Information shown
+===+
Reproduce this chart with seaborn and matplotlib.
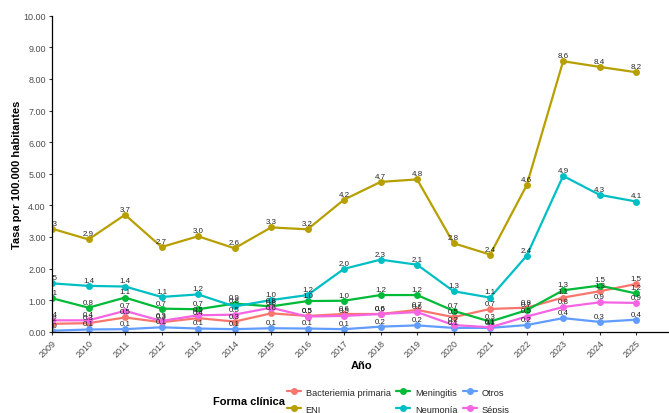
import matplotlib
matplotlib.use("Agg")
import matplotlib.pyplot as plt
import matplotlib.transforms as mtransforms
import seaborn as sns
import pandas as pd
import numpy as np

years = list(range(2009, 2026))
formas = ["Bacteriemia primaria", "ENI", "Meningitis", "Neumonía", "Otros", "Sépsis"]
colors = ["#F8766D", "#B79F00", "#00BA38", "#00BFC4", "#619CFF", "#F564E3"]

bacteriemia = [0.25, 0.27, 0.45, 0.30, 0.43, 0.32, 0.58, 0.50, 0.56, 0.56, 0.69, 0.46, 0.72, 0.76, 1.08, 1.28, 1.51]
eni = [3.26, 2.92, 3.70, 2.68, 3.02, 2.64, 3.30, 3.24, 4.18, 4.74, 4.82, 2.80, 2.44, 4.63, 8.56, 8.38, 8.21]
meningitis = [1.06, 0.76, 1.08, 0.73, 0.71, 0.89, 0.80, 0.97, 0.98, 1.16, 1.16, 0.66, 0.32, 0.68, 1.31, 1.46, 1.21]
neumonia = [1.53, 1.45, 1.43, 1.10, 1.18, 0.80, 1.00, 1.16, 1.99, 2.28, 2.12, 1.28, 1.08, 2.40, 4.93, 4.33, 4.12]
otros = [0.03, 0.07, 0.08, 0.14, 0.10, 0.08, 0.11, 0.10, 0.08, 0.16, 0.20, 0.12, 0.12, 0.21, 0.43, 0.31, 0.38]
sepsis = [0.36, 0.36, 0.66, 0.34, 0.52, 0.54, 0.76, 0.48, 0.50, 0.56, 0.62, 0.21, 0.14, 0.48, 0.78, 0.93, 0.91]

series = [bacteriemia, eni, meningitis, neumonia, otros, sepsis]

rows = []
for f, vals in zip(formas, series):
    for y, v in zip(years, vals):
        rows.append({"Año": y, "Tasa": v, "Forma clínica": f})
df = pd.DataFrame(rows)

sns.set_theme(style="white")
plt.rcParams["font.family"] = ["Liberation Sans", "DejaVu Sans"]

fig = plt.figure(figsize=(6.69, 4.14), dpi=100)
ax = fig.add_axes([52 / 669, 81.3 / 414, 1 - 52 / 669, (332.7 - 16.7) / 414])

sns.lineplot(data=df, x="Año", y="Tasa", hue="Forma clínica", hue_order=formas,
             palette=colors, marker="o", markersize=5, markeredgewidth=0,
             linewidth=1.6, ax=ax, legend=True)

handles, labels = ax.get_legend_handles_labels()
ax.get_legend().remove()

offset = mtransforms.ScaledTranslation(0, 1.5 / 72, fig.dpi_scale_trans)
for f, vals in zip(formas, series):
    for y, v in zip(years, vals):
        ax.text(y, v, f"{v:.1f}", transform=ax.transData + offset,
                ha="center", va="bottom", fontsize=5.7, color="#262626", clip_on=True)

ax.set_xlim(2009, 2025.9)
ax.set_ylim(0, 10)
ax.set_xticks(years)
ax.set_xticklabels([str(y) for y in years], rotation=45, ha="right", rotation_mode="anchor")
ax.set_yticks(range(0, 11))
ax.set_yticklabels([f"{v:.2f}" for v in range(0, 11)])
ax.tick_params(axis="both", which="major", length=2.5, width=0.8, color="#333333",
               labelsize=6.5, labelcolor="#4D4D4D", direction="out", pad=2,
               bottom=True, left=True)
for s in ["top", "right"]:
    ax.spines[s].set_visible(False)
for s in ["left", "bottom"]:
    ax.spines[s].set_color("black")
    ax.spines[s].set_linewidth(0.9)
ax.grid(False)

ax.set_xlabel("Año", fontsize=8, fontweight="bold", color="black")
ax.set_ylabel("Tasa por 100.000 habitantes", fontsize=8, fontweight="bold", color="black")
ax.xaxis.label.set_va("center")
ax.yaxis.label.set_va("center")
ax.xaxis.set_label_coords((362 - 52) / 617, (332.7 - 366) / 316)
ax.yaxis.set_label_coords((17 - 52) / 617, 0.5)

leg = fig.legend(handles, labels, ncol=3, loc="center left",
                 bbox_to_anchor=(287 / 669, 1 - 401.7 / 414),
                 frameon=False, fontsize=6.7, handlelength=1.5, handletextpad=0.5,
                 columnspacing=0.6, labelspacing=0.85, borderpad=0, borderaxespad=0)
fig.text(213 / 669, 1 - 402 / 414, "Forma clínica", fontsize=8, fontweight="bold",
         va="center", ha="left", color="black")

fig.savefig("out.png", dpi=100)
+===+
What is needed
Repeat the material above verbatim, with no pictures in the output.

Complete response
Reproduce this chart with seaborn and matplotlib.
import matplotlib
matplotlib.use("Agg")
import matplotlib.pyplot as plt
import matplotlib.transforms as mtransforms
import seaborn as sns
import pandas as pd
import numpy as np

years = list(range(2009, 2026))
formas = ["Bacteriemia primaria", "ENI", "Meningitis", "Neumonía", "Otros", "Sépsis"]
colors = ["#F8766D", "#B79F00", "#00BA38", "#00BFC4", "#619CFF", "#F564E3"]

bacteriemia = [0.25, 0.27, 0.45, 0.30, 0.43, 0.32, 0.58, 0.50, 0.56, 0.56, 0.69, 0.46, 0.72, 0.76, 1.08, 1.28, 1.51]
eni = [3.26, 2.92, 3.70, 2.68, 3.02, 2.64, 3.30, 3.24, 4.18, 4.74, 4.82, 2.80, 2.44, 4.63, 8.56, 8.38, 8.21]
meningitis = [1.06, 0.76, 1.08, 0.73, 0.71, 0.89, 0.80, 0.97, 0.98, 1.16, 1.16, 0.66, 0.32, 0.68, 1.31, 1.46, 1.21]
neumonia = [1.53, 1.45, 1.43, 1.10, 1.18, 0.80, 1.00, 1.16, 1.99, 2.28, 2.12, 1.28, 1.08, 2.40, 4.93, 4.33, 4.12]
otros = [0.03, 0.07, 0.08, 0.14, 0.10, 0.08, 0.11, 0.10, 0.08, 0.16, 0.20, 0.12, 0.12, 0.21, 0.43, 0.31, 0.38]
sepsis = [0.36, 0.36, 0.66, 0.34, 0.52, 0.54, 0.76, 0.48, 0.50, 0.56, 0.62, 0.21, 0.14, 0.48, 0.78, 0.93, 0.91]

series = [bacteriemia, eni, meningitis, neumonia, otros, sepsis]

rows = []
for f, vals in zip(formas, series):
    for y, v in zip(years, vals):
        rows.append({"Año": y, "Tasa": v, "Forma clínica": f})
df = pd.DataFrame(rows)

sns.set_theme(style="white")
plt.rcParams["font.family"] = ["Liberation Sans", "DejaVu Sans"]

fig = plt.figure(figsize=(6.69, 4.14), dpi=100)
ax = fig.add_axes([52 / 669, 81.3 / 414, 1 - 52 / 669, (332.7 - 16.7) / 414])

sns.lineplot(data=df, x="Año", y="Tasa", hue="Forma clínica", hue_order=formas,
             palette=colors, marker="o", markersize=5, markeredgewidth=0,
             linewidth=1.6, ax=ax, legend=True)

handles, labels = ax.get_legend_handles_labels()
ax.get_legend().remove()

offset = mtransforms.ScaledTranslation(0, 1.5 / 72, fig.dpi_scale_trans)
for f, vals in zip(formas, series):
    for y, v in zip(years, vals):
        ax.text(y, v, f"{v:.1f}", transform=ax.transData + offset,
                ha="center", va="bottom", fontsize=5.7, color="#262626", clip_on=True)

ax.set_xlim(2009, 2025.9)
ax.set_ylim(0, 10)
ax.set_xticks(years)
ax.set_xticklabels([str(y) for y in years], rotation=45, ha="right", rotation_mode="anchor")
ax.set_yticks(range(0, 11))
ax.set_yticklabels([f"{v:.2f}" for v in range(0, 11)])
ax.tick_params(axis="both", which="major", length=2.5, width=0.8, color="#333333",
               labelsize=6.5, labelcolor="#4D4D4D", direction="out", pad=2,
               bottom=True, left=True)
for s in ["top", "right"]:
    ax.spines[s].set_visible(False)
for s in ["left", "bottom"]:
    ax.spines[s].set_color("black")
    ax.spines[s].set_linewidth(0.9)
ax.grid(False)

ax.set_xlabel("Año", fontsize=8, fontweight="bold", color="black")
ax.set_ylabel("Tasa por 100.000 habitantes", fontsize=8, fontweight="bold", color="black")
ax.xaxis.label.set_va("center")
ax.yaxis.label.set_va("center")
ax.xaxis.set_label_coords((362 - 52) / 617, (332.7 - 366) / 316)
ax.yaxis.set_label_coords((17 - 52) / 617, 0.5)

leg = fig.legend(handles, labels, ncol=3, loc="center left",
                 bbox_to_anchor=(287 / 669, 1 - 401.7 / 414),
                 frameon=False, fontsize=6.7, handlelength=1.5, handletextpad=0.5,
                 columnspacing=0.6, labelspacing=0.85, borderpad=0, borderaxespad=0)
fig.text(213 / 669, 1 - 402 / 414, "Forma clínica", fontsize=8, fontweight="bold",
         va="center", ha="left", color="black")

fig.savefig("out.png", dpi=100)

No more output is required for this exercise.